Once upon a time, now and long ago a sleeping giant awakens. In the river. J’entre dans la salle de classe. Je regarde autour de moi. Je vois . . . . How can I tell you? How do I find right words to say? It is nothing, really, and everything. Some moments are forever. What comes in that moment, forever struck, changes what comes after. Each of us has known such a moment. It has surprised us.
Here now in my cottage at edge of the cosmos, bread baking, woodsmoke like oak incense from fire in stove, snows melting dripdripdrip overflowing ice laden gutter, green of daffodil shoots secretly emerging, and almost unbearable beauty of music surrounding me, entering my self. These are the words I have been meaning to tell.
I drove most of the day both Tuesday and Wednesday. I got back to the house in Indian Hills shortly before dark on Wednesday. The journey back was immense beyond time and distance. I cannot tell all of that. I can tell you of the physical road map, you who were there, who shared and witnessed our departure. Like so many endings, that was only a beginning. How can we know in the instant of our perceptions?
Tuesday morning. Meditation. Closing of sacred circle–in greeting and farewell. Breakfast, deep breakfast. Luggage packed and loaded. Intermittent departures. Music from the Aerie still hangs in the air as it has since our group work beginning before dawn. Amidst this, there are three dogs dancing. Brief conversations. It is dissolution of community, opening of the sacred circle. There is in my heart a feeling of a lifetime of words unspoken.
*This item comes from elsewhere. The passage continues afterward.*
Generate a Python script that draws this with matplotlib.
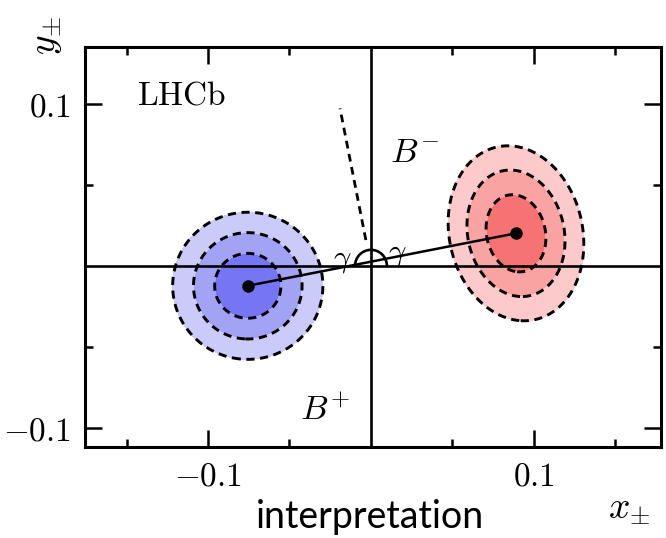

Into the car. Onto the road. That journey, the first step . . . you know. I stopped at Post Office in Paulden, mailed the one card I had completed to friends in Norris. The remaining cards I have not yet completed (even now these years later). I noticed at Post Office a feeling, what I perceive as a distance or insubstantiality which I attribute to the people I meet. Then, there is Marshall, returning already from the airport, shuttle van now empty. Then, onto road north to Interstate 40. Cars and trucks began accumulating behind my vehicle; that is not at all like me. I do not now have a sense of the speed at which I move so I set cruise control and manage to integrate with flow.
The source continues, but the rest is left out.